Beef, lamb, pork, duck or goose or indeed any number of other Christmas lunch options are at their best when served at the dining table rather than eaten furtively, direct from the fridge. Dare I say it, even chicken – the Ford Fiesta of the animal kingdom – boasts a superior flavour and texture. And let us not forget that the turkey is also an extremely ugly bird, perhaps the only denizen of the animal kingdom that resembles road kill even while it’s still very much alive. It’s basically a walking biopsy.

Once upon a time, turkey made sense because of our enormous Victorian families.

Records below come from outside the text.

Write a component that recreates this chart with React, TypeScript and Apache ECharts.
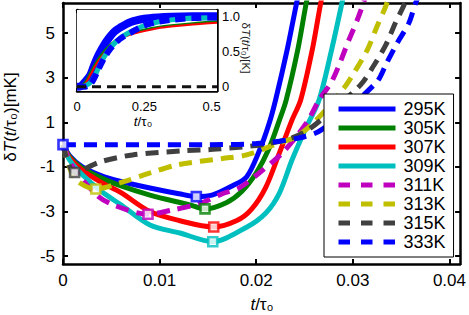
import React, { useEffect, useRef } from "react";
import * as echarts from "echarts";

// ---------- main plot data (t/tau0, deltaT in mK) ----------
const names = ["295K", "305K", "307K", "309K", "311K", "313K", "315K", "333K"];
const colors = ["#0000ff", "#008000", "#ff0000", "#00bfbf", "#bf00bf", "#bfbf00", "#404040", "#0000ff"];
const dashed = [false, false, false, false, true, true, true, true];

const t295 = [0, 0.0007, 0.002, 0.004, 0.006, 0.009, 0.012, 0.0138, 0.0155, 0.0175, 0.019, 0.0203, 0.0213, 0.022, 0.0232, 0.0242, 0.0248];
const d295 = [0, -0.5, -1.0, -1.4, -1.65, -1.94, -2.2, -2.33, -2.25, -1.85, -1.45, -0.3, 0.9, 2.0, 4.25, 6.4, 7.6];
const t305 = [0, 0.0007, 0.002, 0.004, 0.006, 0.009, 0.0131, 0.0147, 0.0169, 0.0185, 0.02, 0.0213, 0.0224, 0.0231, 0.0243, 0.0252, 0.0258];
const d305 = [0, -0.55, -1.05, -1.5, -1.85, -2.26, -2.7, -2.88, -2.6, -2.1, -1.27, -0.2, 1.1, 2.0, 4.25, 6.4, 7.6];
const t307 = [0, 0.0007, 0.002, 0.004, 0.006, 0.009, 0.012, 0.0156, 0.018, 0.0195, 0.021, 0.0224, 0.0237, 0.0246, 0.0258, 0.0267, 0.0273];
const d307 = [0, -0.6, -1.15, -1.7, -2.15, -3.0, -3.4, -3.69, -3.4, -2.9, -1.9, -0.37, 1.1, 2.0, 4.25, 6.4, 7.6];
const t309 = [0, 0.0007, 0.002, 0.004, 0.006, 0.009, 0.0121, 0.0155, 0.019, 0.021, 0.0224, 0.0237, 0.0252, 0.0265, 0.0278, 0.0289, 0.0295];
const d309 = [0, -0.7, -1.35, -2.1, -2.7, -3.6, -3.96, -4.35, -3.7, -3.06, -2.17, -0.69, 0.8, 2.0, 4.25, 6.4, 7.6];
const t311 = [0, 0.001, 0.0035, 0.0052, 0.0088, 0.0113, 0.0141, 0.0165, 0.0182, 0.0203, 0.0227, 0.0252, 0.0265, 0.0279, 0.0296, 0.0306, 0.0316];
const d311 = [0, -1.0, -2.26, -2.7, -3.12, -2.93, -2.65, -2.2, -1.95, -1.27, -0.37, 0.97, 2.0, 2.9, 4.7, 5.75, 7.0];
const t313 = [0, 0.0012, 0.0034, 0.0062, 0.009, 0.0119, 0.0165, 0.019, 0.0224, 0.0241, 0.026, 0.0291, 0.0303, 0.0315, 0.0325, 0.0334, 0.034];
const d313 = [0, -1.5, -1.99, -1.67, -1.27, -0.9, -0.62, -0.46, 0.08, 0.35, 1.0, 2.55, 3.35, 4.25, 5.3, 6.2, 7.0];
const t315 = [0, 0.0012, 0.0038, 0.0072, 0.0124, 0.0159, 0.0206, 0.0237, 0.0255, 0.028, 0.0308, 0.0322, 0.0334, 0.0344, 0.0353, 0.036];
const d315 = [0, -1.25, -0.78, -0.46, -0.28, -0.2, 0.0, 0.3, 0.7, 1.6, 2.68, 3.57, 4.46, 5.45, 6.26, 7.0];
const t333 = [0, 0.005, 0.01, 0.015, 0.02, 0.0244, 0.0267, 0.0324, 0.0335, 0.0346, 0.0358, 0.0365, 0.0372];
const d333 = [0, 0, 0, 0, 0.05, 0.3, 0.65, 2.77, 3.66, 4.56, 5.45, 6.35, 7.0];

const mainT = [t295, t305, t307, t309, t311, t313, t315, t333];
const mainD = [d295, d305, d307, d309, d311, d313, d315, d333];

const markerT = [0.0138, 0.0147, 0.0156, 0.0155, 0.0088, 0.0034, 0.0012, 0];
const markerD = [-2.33, -2.88, -3.69, -4.35, -3.12, -1.99, -1.25, 0];

const xTicks = [0, 0.01, 0.02, 0.03, 0.04];
const yTicks = [-5, -3, -1, 1, 3, 5];

// ---------- inset data (t/tau0, deltaT in K) ----------
const insetT = [0, 0.015, 0.03, 0.05, 0.064, 0.08, 0.1, 0.12, 0.138, 0.16, 0.2, 0.25, 0.3, 0.35, 0.43, 0.52];
const inBlue = [0, 0.01, 0.07, 0.17, 0.31, 0.45, 0.59, 0.7, 0.78, 0.84, 0.92, 0.965, 0.985, 0.995, 1.0, 1.0];
const inGreen = [0, 0.01, 0.06, 0.2, 0.3, 0.4, 0.5, 0.58, 0.64, 0.7, 0.76, 0.81, 0.845, 0.87, 0.9, 0.925];
const inRed = [0, 0.005, 0.04, 0.17, 0.27, 0.37, 0.47, 0.55, 0.62, 0.68, 0.74, 0.79, 0.83, 0.855, 0.885, 0.91];
const inCyan = [0, 0, 0.01, 0.06, 0.14, 0.27, 0.42, 0.53, 0.61, 0.69, 0.78, 0.87, 0.92, 0.95, 0.975, 0.985];
const inBlueDash = [0, 0, 0, 0.04, 0.12, 0.25, 0.4, 0.52, 0.6, 0.68, 0.77, 0.87, 0.92, 0.95, 0.975, 0.985];
const inBlack = [0, 0, 0, 0, 0, 0, 0, 0, 0, 0, 0, 0, 0, 0, 0, 0];
const insetXTicks = [0, 0.25, 0.5];
const insetYTicks = [0, 0.5, 1];

const FONT = "Liberation Sans, Arial, Helvetica, sans-serif";

const zip = (xs: number[], ys: number[]) => xs.map((x, i) => [x, ys[i]]);

export default function App() {
  const ref = useRef<HTMLDivElement>(null);
  useEffect(() => {
    if (!ref.current) return;
    const chart = echarts.init(ref.current, null, { renderer: "svg" });
    const axisLine = { show: true, onZero: false, lineStyle: { color: "#000", width: 2.5 } };
    const tick = (vals: number[], len = 5) => ({
      show: true,
      inside: true,
      length: len,
      customValues: vals,
      lineStyle: { color: "#000", width: 2 },
    });
    const fmtMain = (v: number) => {
      const r = Math.round(v * 100) / 100;
      return r === 0 ? "0" : String(r);
    };

    const mainSeries: any[] = names.map((n, i) => ({
      name: n,
      type: "line",
      xAxisIndex: 0,
      yAxisIndex: 0,
      data: zip(mainT[i], mainD[i]),
      smooth: 0.3,
      symbol: "none",
      clip: true,
      z: 2,
      lineStyle: {
        color: colors[i],
        width: 5,
        type: dashed[i] ? [13, 8] : "solid",
        cap: "butt",
      },
      itemStyle: { color: colors[i] },
    }));

    const markerSeries = {
      name: "markers",
      type: "scatter",
      xAxisIndex: 0,
      yAxisIndex: 0,
      symbol: "rect",
      symbolSize: 9,
      z: 5,
      data: markerT.map((t, i) => ({
        value: [t, markerD[i]],
        itemStyle: { color: "#fff", borderColor: colors[i], borderWidth: 2.6 },
      })),
    };

    const inset = (name: string, ys: number[], color: string, width: number, type: any) => ({
      name,
      type: "line",
      xAxisIndex: 2,
      yAxisIndex: 2,
      data: zip(insetT, ys),
      smooth: 0.3,
      symbol: "none",
      z: 3,
      lineStyle: { color, width, type, cap: "butt" },
    });

    const option: any = {
      animation: false,
      textStyle: { fontFamily: FONT },
      grid: [
        { left: 63, top: 3, width: 399, height: 261, containLabel: false },
        { left: 77, top: 10, width: 140, height: 81, containLabel: false, show: true, backgroundColor: "#fff", borderWidth: 0, z: 3 },
      ],
      xAxis: [
        {
          type: "value", gridIndex: 0, min: 0, max: 0.0411, position: "bottom",
          axisLine, axisTick: tick(xTicks), splitLine: { show: false },
          axisLabel: { customValues: xTicks, formatter: fmtMain, fontSize: 17, color: "#000", margin: 8, fontFamily: FONT },
        },
        {
          type: "value", gridIndex: 0, min: 0, max: 0.0411, position: "top",
          axisLine, axisTick: tick(xTicks), splitLine: { show: false }, axisLabel: { show: false },
        },
        {
          type: "value", gridIndex: 1, min: 0, max: 0.52, position: "bottom",
          axisLine, axisTick: tick(insetXTicks, 3), splitLine: { show: false },
          axisLabel: {
            customValues: insetXTicks, fontSize: 13, color: "#000", margin: 9, fontFamily: FONT,
            formatter: (v: number) => (v === 0 ? "0" : String(v)),
          },
        },
        {
          type: "value", gridIndex: 1, min: 0, max: 0.52, position: "top",
          axisLine, axisTick: tick(insetXTicks, 3), splitLine: { show: false }, axisLabel: { show: false },
        },
      ],
      yAxis: [
        {
          type: "value", gridIndex: 0, min: -5.35, max: 6.35, position: "left",
          axisLine, axisTick: tick(yTicks), splitLine: { show: false },
          axisLabel: { customValues: yTicks, fontSize: 17, color: "#000", margin: 8, fontFamily: FONT },
        },
        {
          type: "value", gridIndex: 0, min: -5.35, max: 6.35, position: "right",
          axisLine, axisTick: tick(yTicks), splitLine: { show: false }, axisLabel: { show: false },
        },
        {
          type: "value", gridIndex: 1, min: -0.06, max: 1.09, position: "left",
          axisLine, axisTick: tick(insetYTicks, 3), splitLine: { show: false }, axisLabel: { show: false },
        },
        {
          type: "value", gridIndex: 1, min: -0.06, max: 1.09, position: "right",
          axisLine, axisTick: tick(insetYTicks, 3), splitLine: { show: false },
          axisLabel: {
            customValues: insetYTicks, fontSize: 13, color: "#000", margin: 5, fontFamily: FONT,
            formatter: (v: number) => (v === 0 ? "0" : v === 1 ? "1.0" : String(v)),
          },
        },
      ],
      legend: {
        orient: "vertical",
        left: 324,
        top: 94,
        backgroundColor: "#fff",
        borderColor: "#000",
        borderWidth: 1,
        borderRadius: 0,
        padding: [6, 8, 6, 12],
        itemGap: 1,
        itemWidth: 57,
        itemHeight: 12,
        z: 10,
        itemStyle: { opacity: 0 },
        textStyle: { fontSize: 18, color: "#000", lineHeight: 18, fontFamily: FONT, padding: [0, 0, 0, 3] },
        data: names.map((n, i) => ({
          name: n,
          itemStyle: { opacity: 0 },
          lineStyle: dashed[i] ? { type: [11.5, 11], width: 5 } : { width: 5 },
        })),
      },
      graphic: [
        {
          type: "text", x: 262, y: 304, z: 10,
          style: {
            text: "{i|t}{n|/τ₀}", align: "center", verticalAlign: "middle",
            rich: {
              i: { fontStyle: "italic", fontSize: 17, fontFamily: FONT, fill: "#000" },
              n: { fontSize: 17, fontFamily: FONT, fill: "#000" },
            },
          },
        },
        {
          type: "text", x: 10, y: 117, rotation: Math.PI / 2, z: 10,
          style: {
            text: "{n|δ}{i|T}{n|(}{i|t}{n|/τ₀)[mK]}", align: "center", verticalAlign: "middle",
            rich: {
              i: { fontStyle: "italic", fontSize: 17, fontFamily: FONT, fill: "#000" },
              n: { fontSize: 17, fontFamily: FONT, fill: "#000" },
            },
          },
        },
        {
          type: "text", x: 143, y: 121, z: 10,
          style: {
            text: "{i|t}{n|/τ₀}", align: "center", verticalAlign: "middle",
            rich: {
              i: { fontStyle: "italic", fontSize: 13.5, fontFamily: FONT, fill: "#000" },
              n: { fontSize: 13.5, fontFamily: FONT, fill: "#000" },
            },
          },
        },
        {
          type: "text", x: 246, y: 48, rotation: -Math.PI / 2, z: 10,
          style: {
            text: "{n|δ}{i|T}{n|(}{i|t}{n|/τ₀)[K]}", align: "center", verticalAlign: "middle",
            rich: {
              i: { fontStyle: "italic", fontSize: 11.5, fontFamily: FONT, fill: "#222" },
              n: { fontSize: 11.5, fontFamily: FONT, fill: "#222" },
            },
          },
        },
      ],
      series: [
        ...mainSeries,
        markerSeries,
        inset("i295", inBlue, "#0000ff", 8, "solid"),
        inset("i305", inGreen, "#008000", 2.5, "solid"),
        inset("i307", inRed, "#ff0000", 2, "solid"),
        inset("i309", inCyan, "#00bfbf", 5, "solid"),
        inset("i333", inBlueDash, "#0000ff", 6, [10, 6]),
        inset("i315", inBlack, "#111111", 3, [9, 6]),
      ],
    };
    chart.setOption(option);
    return () => chart.dispose();
  }, []);
  return (
    <div
      ref={ref}
      style={{ position: "absolute", left: 0, top: 0, width: 469, height: 315, background: "#fff" }}
    />
  );
}
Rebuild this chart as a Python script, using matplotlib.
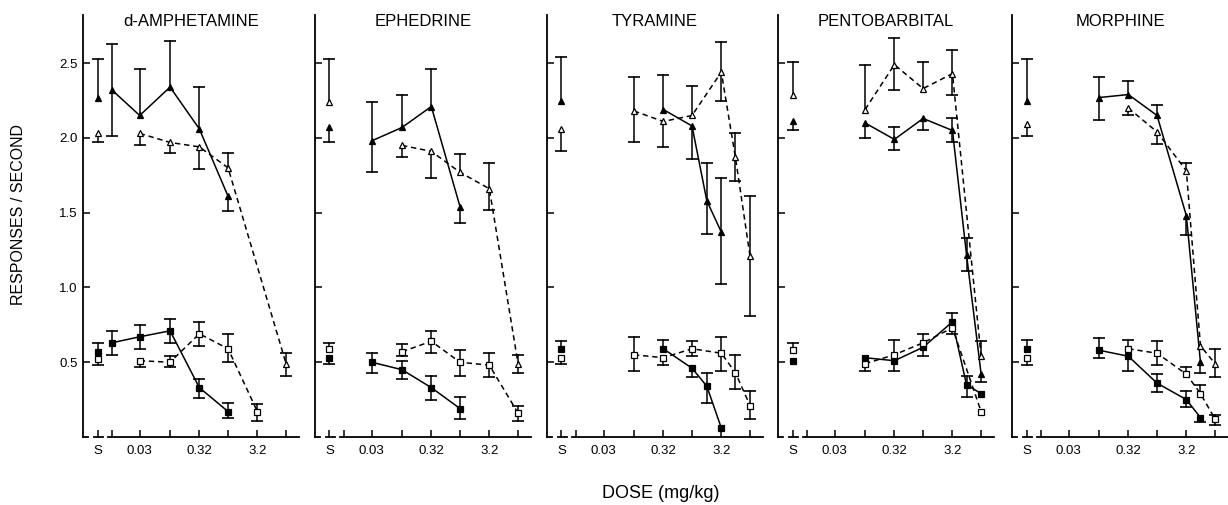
import numpy as np
import matplotlib
matplotlib.use('Agg')
import matplotlib.pyplot as plt

plt.rcParams['font.family'] = ['Liberation Sans', 'DejaVu Sans']

# each entry: (dose, mean, lower end of bar, upper end of bar); None = no bar on that side
DRUGS = ['d-AMPHETAMINE', 'EPHEDRINE', 'TYRAMINE', 'PENTOBARBITAL', 'MORPHINE']

AMPH_TRI_F = [('S', 2.27, None, 2.53), (0.01, 2.32, 2.01, 2.63), (0.03, 2.15, None, 2.46),
              (0.1, 2.34, None, 2.65), (0.32, 2.06, None, 2.34), (1.0, 1.61, 1.51, None)]
AMPH_TRI_O = [('S', 2.03, 1.97, None), (0.03, 2.03, 1.95, None), (0.1, 1.97, 1.90, None),
              (0.32, 1.94, 1.79, None), (1.0, 1.80, None, 1.90), (10, 0.49, 0.41, 0.56)]
AMPH_SQ_F = [('S', 0.57, None, 0.63), (0.01, 0.63, 0.55, 0.71), (0.03, 0.67, 0.59, 0.75),
             (0.1, 0.71, 0.63, 0.79), (0.32, 0.33, 0.26, 0.39), (1.0, 0.17, 0.13, 0.23)]
AMPH_SQ_O = [('S', 0.52, 0.48, None), (0.03, 0.51, 0.47, None), (0.1, 0.50, 0.47, 0.54),
             (0.32, 0.69, 0.61, 0.77), (1.0, 0.59, 0.50, 0.69), (3.2, 0.17, 0.11, 0.22)]

EPH_TRI_F = [('S', 2.07, 1.97, None), (0.03, 1.98, 1.77, 2.24), (0.1, 2.07, None, 2.29),
             (0.32, 2.21, None, 2.46), (1.0, 1.54, 1.43, None)]
EPH_TRI_O = [('S', 2.24, None, 2.53), (0.1, 1.95, 1.87, None), (0.32, 1.91, 1.73, None),
             (1.0, 1.77, None, 1.89), (3.2, 1.66, 1.52, 1.83), (10, 0.49, 0.43, 0.55)]
EPH_SQ_F = [('S', 0.53, 0.49, None), (0.03, 0.50, 0.43, 0.56), (0.1, 0.45, 0.39, 0.51),
            (0.32, 0.33, 0.25, 0.41), (1.0, 0.19, 0.12, 0.27)]
EPH_SQ_O = [('S', 0.59, None, 0.63), (0.1, 0.57, 0.54, 0.62), (0.32, 0.64, 0.56, 0.71),
            (1.0, 0.50, 0.41, 0.58), (3.2, 0.48, 0.40, 0.56), (10, 0.16, 0.11, 0.21)]

TYR_TRI_F = [('S', 2.25, None, 2.54), (0.32, 2.19, None, 2.42), (1.0, 2.08, 1.86, None),
             (1.8, 1.58, 1.36, 1.83), (3.2, 1.37, 1.02, 1.73)]
TYR_TRI_O = [('S', 2.06, 1.91, None), (0.1, 2.18, 1.97, 2.41), (0.32, 2.11, 1.94, None),
             (1.0, 2.15, None, 2.35), (3.2, 2.44, 2.25, 2.64), (5.6, 1.87, 1.71, 2.03),
             (10, 1.21, 0.81, 1.61)]
TYR_SQ_F = [('S', 0.59, None, 0.64), (0.32, 0.59, None, 0.65), (1.0, 0.46, 0.40, None),
            (1.8, 0.34, 0.23, 0.43), (3.2, 0.06, None, None)]
TYR_SQ_O = [('S', 0.53, 0.49, None), (0.1, 0.55, 0.44, 0.67), (0.32, 0.53, 0.48, None),
            (1.0, 0.59, 0.54, 0.64), (3.2, 0.56, 0.44, 0.67), (5.6, 0.43, 0.32, 0.55),
            (10, 0.21, 0.12, 0.31)]

PENT_TRI_F = [('S', 2.11, 2.05, None), (0.1, 2.10, 2.00, None), (0.32, 1.99, 1.92, 2.07),
              (1.0, 2.13, 2.05, None), (3.2, 2.05, 1.97, 2.13), (5.6, 1.22, 1.11, 1.33),
              (10, 0.42, 0.37, None)]
PENT_TRI_O = [('S', 2.29, None, 2.51), (0.1, 2.19, None, 2.49), (0.32, 2.49, 2.32, 2.67),
              (1.0, 2.33, None, 2.51), (3.2, 2.43, 2.29, 2.59), (10, 0.54, None, 0.64)]
PENT_SQ_F = [('S', 0.51, None, None), (0.1, 0.53, None, None), (0.32, 0.51, 0.44, None),
             (1.0, 0.60, 0.54, None), (3.2, 0.77, None, 0.83), (5.6, 0.35, 0.27, 0.41),
             (10, 0.29, None, None)]
PENT_SQ_O = [('S', 0.58, None, 0.63), (0.1, 0.49, 0.44, None), (0.32, 0.55, None, 0.65),
             (1.0, 0.63, None, 0.69), (3.2, 0.73, 0.69, None), (10, 0.17, None, None)]

MORPH_TRI_F = [('S', 2.25, None, 2.53), (0.1, 2.27, 2.12, 2.41), (0.32, 2.29, None, 2.38),
               (1.0, 2.15, None, 2.22), (3.2, 1.48, 1.35, None), (5.6, 0.50, 0.43, None)]
MORPH_TRI_O = [('S', 2.09, 2.01, None), (0.32, 2.20, 2.15, None), (1.0, 2.04, 1.96, None),
               (3.2, 1.78, None, 1.83), (5.6, 0.61, None, None), (10, 0.49, 0.40, 0.59)]
MORPH_SQ_F = [('S', 0.59, None, 0.65), (0.1, 0.58, 0.53, 0.66), (0.32, 0.54, 0.44, None),
              (1.0, 0.36, 0.30, 0.42), (3.2, 0.25, 0.20, 0.31), (5.6, 0.13, 0.10, None)]
MORPH_SQ_O = [('S', 0.53, 0.48, None), (0.32, 0.59, None, 0.65), (1.0, 0.56, 0.48, 0.64),
              (3.2, 0.42, None, 0.47), (5.6, 0.29, None, 0.35), (10, 0.12, 0.08, 0.15)]

PANELS = [
    (AMPH_TRI_F, AMPH_TRI_O, AMPH_SQ_F, AMPH_SQ_O),
    (EPH_TRI_F, EPH_TRI_O, EPH_SQ_F, EPH_SQ_O),
    (TYR_TRI_F, TYR_TRI_O, TYR_SQ_F, TYR_SQ_O),
    (PENT_TRI_F, PENT_TRI_O, PENT_SQ_F, PENT_SQ_O),
    (MORPH_TRI_F, MORPH_TRI_O, MORPH_SQ_F, MORPH_SQ_O),
]

TICK_DOSES = [0.01, 0.03, 0.1, 0.32, 1.0, 3.2, 10]
TICK_LABELS = ['S', '', '0.03', '', '0.32', '', '3.2', '']
Y_TICKS = [0.5, 1.0, 1.5, 2.0, 2.5]


def xpos(d):
    if d == 'S':
        return -0.5
    return 2 * np.log10(d / 0.01)


def draw_series(ax, series, marker, filled, dashed):
    face = 'black' if filled else 'white'
    for d, m, lo, hi in series:
        x = xpos(d)
        bot = lo if lo is not None else m
        top = hi if hi is not None else m
        if bot != top:
            ax.plot([x, x], [bot, top], color='black', lw=1.1, zorder=2)
        for e in (lo, hi):
            if e is not None:
                ax.plot([x], [e], marker='_', ms=8, mew=1.2, color='black', zorder=2)
    pts = [(xpos(d), m) for d, m, lo, hi in series if d != 'S']
    xs = [p[0] for p in pts]
    ys = [p[1] for p in pts]
    ls = (0, (3.5, 2.5)) if dashed else '-'
    ax.plot(xs, ys, ls=ls, color='black', lw=1.1, zorder=3)
    allx = [xpos(d) for d, m, lo, hi in series]
    ally = [m for d, m, lo, hi in series]
    ax.plot(allx, ally, ls='none', marker=marker, ms=4.5, mfc=face, mec='black',
            mew=0.9, zorder=4)


fig = plt.figure(figsize=(12.28, 5.05), dpi=100)
lefts = [0.0676, 0.2565, 0.4454, 0.6336, 0.8241]
W = 0.176
B = 0.1347
H = 0.835

for i, (name, (tf, to, sf, so)) in enumerate(zip(DRUGS, PANELS)):
    ax = fig.add_axes([lefts[i], B, W, H])
    ax.set_xlim(-1.0, 6.45)
    ax.set_ylim(0, 2.82)
    for s in ['top', 'right', 'bottom']:
        ax.spines[s].set_visible(False)
    ax.spines['left'].set_linewidth(1.3)
    # broken baseline near the saline point
    for a, b in [(-1.0, -0.82), (-0.62, -0.3), (-0.14, 6.45)]:
        ax.plot([a, b], [0, 0], color='black', lw=1.3, clip_on=False,
                transform=ax.get_xaxis_transform())

    draw_series(ax, tf, '^', True, False)
    draw_series(ax, to, '^', False, True)
    draw_series(ax, sf, 's', True, False)
    draw_series(ax, so, 's', False, True)

    ax.set_xticks([-0.5] + [xpos(d) for d in TICK_DOSES])
    ax.set_xticklabels(TICK_LABELS, fontsize=9.5)
    ax.set_yticks(Y_TICKS)
    if i == 0:
        ax.set_yticklabels(['0.5', '1.0', '1.5', '2.0', '2.5'], fontsize=9.5)
    else:
        ax.set_yticklabels([])
    ax.tick_params(axis='both', direction='in', length=5, width=1.1)
    ax.tick_params(axis='x', pad=6)
    ax.tick_params(axis='y', pad=4)
    ax.text(0.5, 1.003, name, transform=ax.transAxes, ha='center', va='top', fontsize=12)

fig.text(0.015, 0.575, 'RESPONSES / SECOND', rotation=90, ha='center', va='center', fontsize=11.5)
fig.text(0.538, 0.022, 'DOSE (mg/kg)', ha='center', va='center', fontsize=13)

fig.savefig('out.png', dpi=100, facecolor='white')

But for the modern nuclear family with perhaps a grandparent in tow – turkey is not only tasteless, but it’s far, far too big. At seven or eight kilos for even a small bird (which will set you back perhaps £70 or £80), you have the equivalent in chicken terms of about four birds, yet with an eighth of the flavour.

Even if you buy the most stunted bird you can, you have days ahead of you, where all it’s good for is polishing off yet another jar of emulsified rapeseed oil mixed with egg and vinegar. And yet, it remains the Christmas staple. What proportion of the ten million or so British turkeys that are slaughtered for the annual festive binge is actually eaten, rather than thrown away? Or turned to rancid coronation turkey or frozen with good intentions, only to be wasted later when discovered buried at the back of the freezer?

And that’s why I think we should slay this Dickensian goose once and for all and authorise the publishers of A Christmas Carol – like those who would seek to posthumously edit Agatha Christie, Roald Dahl or Ian Fleming – to rewrite the ending of the book so Scrooge sends something different to Bob Cratchit and his enormous brood. The truth is a goose would have done the hungry Cratchits better — cooked, it’s packed with more calories per 100g than turkey has, and it’s got the same if not more goodness when you look at the vitamin count, not to mention oodles more flavour. It’s also got buckets of fat for roast potatoes.